There've been government conspiracies to conceal murders, well
poisons, beatings, rapes, and all sorts of horrific situations.
 If there's a conspiracy to conceal something regarding aliens
does that or would that surprise anyone? Bottom line is we have
no irrefutable proof of alien visitations of any kind so that is
indeed still up in the air and the final cog to this wheel. The
government is so infiltrated with hateful, greedy, bigotted,
egotistical criminals that if they came out tomorrow with a
disclosure I'm sure the battle hardened UFOlogist would still do
the due diligence to study the data presented.

>7 There are no alien abductions. In the late 1980s, UFO skeptic
>Klass noticed that almost all abduction claims came from the
>U.S. To him, that suggested a cultural problem, not a cosmic
>one. In 2005, Harvard psychologist Susan Clancy argued that even
>the apparently sincere claimants of abduction were probably just
>victims of sleep-related hallucinations, recklessly administered
>hypnosis, and social influences.

Diction again. 'almost all' and 'were probably' are about as
scientific as Bullwinkle Moose's Mr. Know-It-All routine.
Consider the source.


>8 UFO activists are their own worst enemies.

<snip>

Yes, I've noticed how UFO activists have been seen punching
themselves in the face and ruining their own bank accounts and
using broad generalities in their research papers.

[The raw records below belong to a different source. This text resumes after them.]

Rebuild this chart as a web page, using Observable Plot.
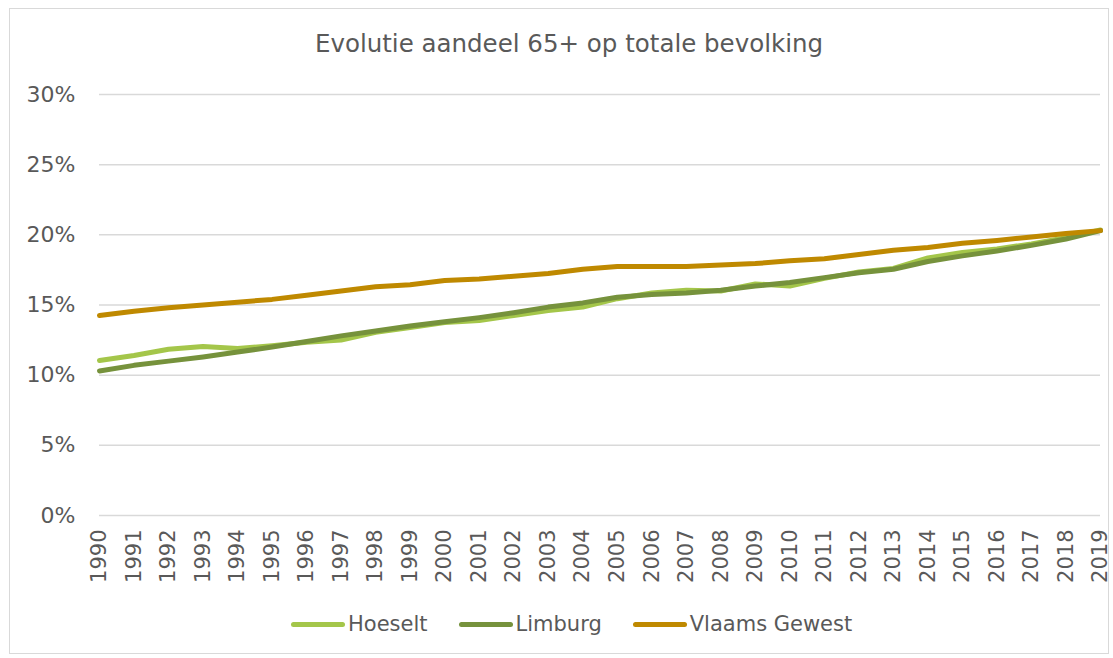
<!DOCTYPE html>
<html><head><meta charset="utf-8">
<script src="https://cdn.jsdelivr.net/npm/d3@7"></script>
<script src="https://cdn.jsdelivr.net/npm/@observablehq/plot@0.6"></script>
<style>
body{margin:0;background:#fff;font-family:"DejaVu Sans",sans-serif;color:#595959;}
#frame{position:relative;width:1113px;height:658px;overflow:hidden;background:#fff;}
#border{position:absolute;left:9px;top:8px;width:1100px;height:646px;border:1px solid #d9d9d9;box-sizing:border-box;}
#title{position:absolute;top:29px;left:0;width:1138px;text-align:center;font-size:24.5px;line-height:30px;white-space:nowrap;}
#chart{position:absolute;left:0;top:70px;}
#legend{position:absolute;top:611px;left:291px;display:flex;align-items:center;font-size:21px;line-height:26px;white-space:nowrap;}
.item{display:flex;align-items:center;margin-right:31px;}
.sw{width:54px;height:5px;border-radius:3px;margin-right:3px;}
</style>
</head><body>
<div id="frame">
<div id="border"></div>
<div id="title">Evolutie aandeel 65+ op totale bevolking</div>
<div id="chart"></div>
<div id="legend"></div>
</div>
<script>
const years = [1990,1991,1992,1993,1994,1995,1996,1997,1998,1999,2000,2001,2002,2003,2004,2005,2006,2007,2008,2009,2010,2011,2012,2013,2014,2015,2016,2017,2018,2019];
const hoeselt = [11.05,11.4,11.85,12.05,11.9,12.1,12.35,12.5,13.05,13.4,13.75,13.9,14.25,14.6,14.85,15.45,15.85,16.05,16.0,16.5,16.35,16.9,17.35,17.6,18.35,18.75,19.0,19.35,19.8,20.35];
const limburg = [10.3,10.7,11.0,11.3,11.65,12.0,12.4,12.8,13.15,13.5,13.8,14.1,14.45,14.85,15.15,15.55,15.75,15.85,16.05,16.35,16.6,16.95,17.3,17.55,18.1,18.5,18.85,19.25,19.7,20.3];
const vlaams = [14.25,14.55,14.8,15.0,15.2,15.4,15.7,16.0,16.3,16.45,16.75,16.85,17.05,17.25,17.55,17.75,17.75,17.75,17.85,17.95,18.15,18.3,18.6,18.9,19.1,19.4,19.6,19.85,20.1,20.3];
const seriesNames = ["Hoeselt","Limburg","Vlaams Gewest"];
const seriesColors = ["#a4c64a","#76923c","#bf8900"];
const yTicks = [0,0.05,0.10,0.15,0.20,0.25,0.30];

const seriesValues = [hoeselt, limburg, vlaams];
const data = [];
seriesNames.forEach((name, s) => {
  years.forEach((yr, i) => data.push({series: name, year: yr, value: seriesValues[s][i] / 100}));
});

const chart = Plot.plot({
  width: 1113,
  height: 530,
  marginLeft: 99,
  marginRight: 13,
  marginTop: 24,
  marginBottom: 85,
  style: {fontFamily: '"DejaVu Sans", sans-serif', fontSize: "21px", color: "#595959", background: "transparent"},
  x: {type: "point", domain: years, padding: 0, round: false, label: null},
  y: {domain: [0, 0.30], label: null},
  color: {domain: seriesNames, range: seriesColors},
  marks: [
    Plot.ruleY(yTicks, {stroke: "#d9d9d9", strokeWidth: 1.5, strokeOpacity: 1}),
    Plot.axisY({ticks: yTicks, tickFormat: d3.format(".0%"), tickSize: 0, tickPadding: 24, label: null, fontSize: 22}),
    Plot.axisX({tickRotate: -90, tickSize: 0, tickPadding: 14, label: null, tickFormat: d => String(d), fontSize: 21}),
    Plot.line(data, {x: "year", y: "value", z: "series", stroke: "series", strokeWidth: 5, strokeLinejoin: "round", strokeLinecap: "round"})
  ]
});
document.getElementById("chart").appendChild(chart);

const legend = document.getElementById("legend");
seriesNames.forEach((name, i) => {
  const it = document.createElement("div");
  it.className = "item";
  const sw = document.createElement("div");
  sw.className = "sw";
  sw.style.background = seriesColors[i];
  const tx = document.createElement("span");
  tx.textContent = name;
  it.appendChild(sw); it.appendChild(tx);
  legend.appendChild(it);
});
</script>
</body></html>
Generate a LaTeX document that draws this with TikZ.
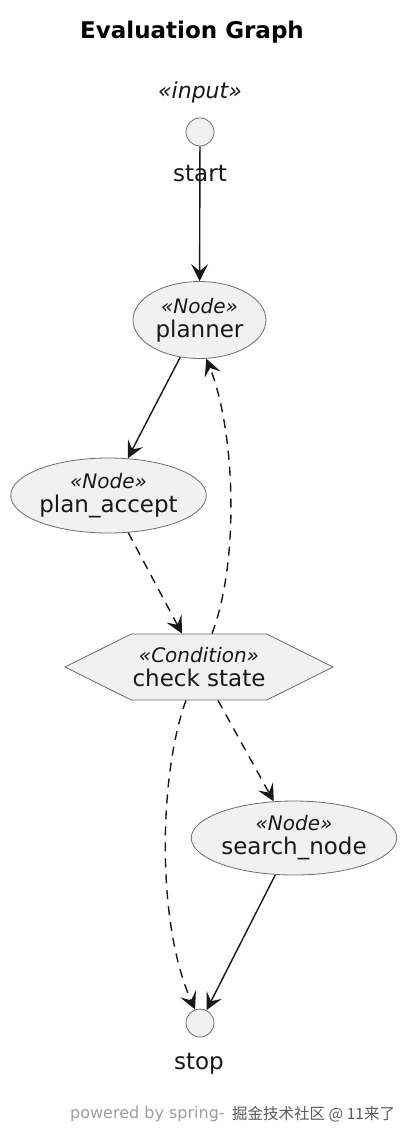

>9 The study of UFOs is riddled with fraud and hoax. As early as
>1950, a convicted swindler in Denver, Colorado, named Leo
>GeBauer began passing himself off as a UFO expert, "Dr. Gee." A
>few years later, Californian handyman George Adamski declared he
>was in contact with spacemen, but his only evidence was blurry
>photographs and witnesses who later recanted. From the late
>1950s until his confession in 1966, U.S. Navy radio operator
>Z.T. Fogl mischievously spread doctored photographs across the
>flying- saucer community.

>In the 1980s, the UFO world was rocked by a 1947 U.S. government
>document that mapped out a flying-saucer cover-up entitled
>"Majestic 12" (or "MJ-12"). The document was a forgery, and such
>activists as Kevin Randle have since denounced it. Beginning in
>1991 (and as recently as 2002), British tricksters have come
>forward to admit responsibility for huge numbers of crop circles
>that appeared in their country.

Name one field of research or any social structure that isn't
riddled with frauds and hoaxes? We humans are masters of frauds
and hoaxes. Maybe we should rename ourselves homo sapiens
bullshottus or something. As long as we have the resistance to
fair and impartial research and study and as long as we have
stonewalling, lies and threats while doing research in this
field we'll have opportunities for such frauds and hoaxes.
That's why some of us have been petitioning for years for open
discussion on the issue with our legislators with full
protection for our witnesses. If there's nothing there, then why
the fear to grant our witnesses protection? We need an open
discussion with facts only so we can avoid and put an end to the
crooks and psychopaths who use the mystery associated for
personal profit and gain.


>10 In the end, UFOs are just an overgrown offshoot of science
>fiction.

<snip>

Well that last statement by the writer killed about any
redeemable value to his story.

One wonders who pays people like this to do such half-assed
research and to make such broad unsubstantial claims?

Sounds like someone is afraid of something. Maybe someone is
afraid of something and they don't even realize it.

Bottom line is in 60 years of research and popular culture we
have no irrefutable physical evidence. Some disagree and some
debate but it's the oddest thing ever that like ghosts, UFOs
have that 'must have been there' aspect to them.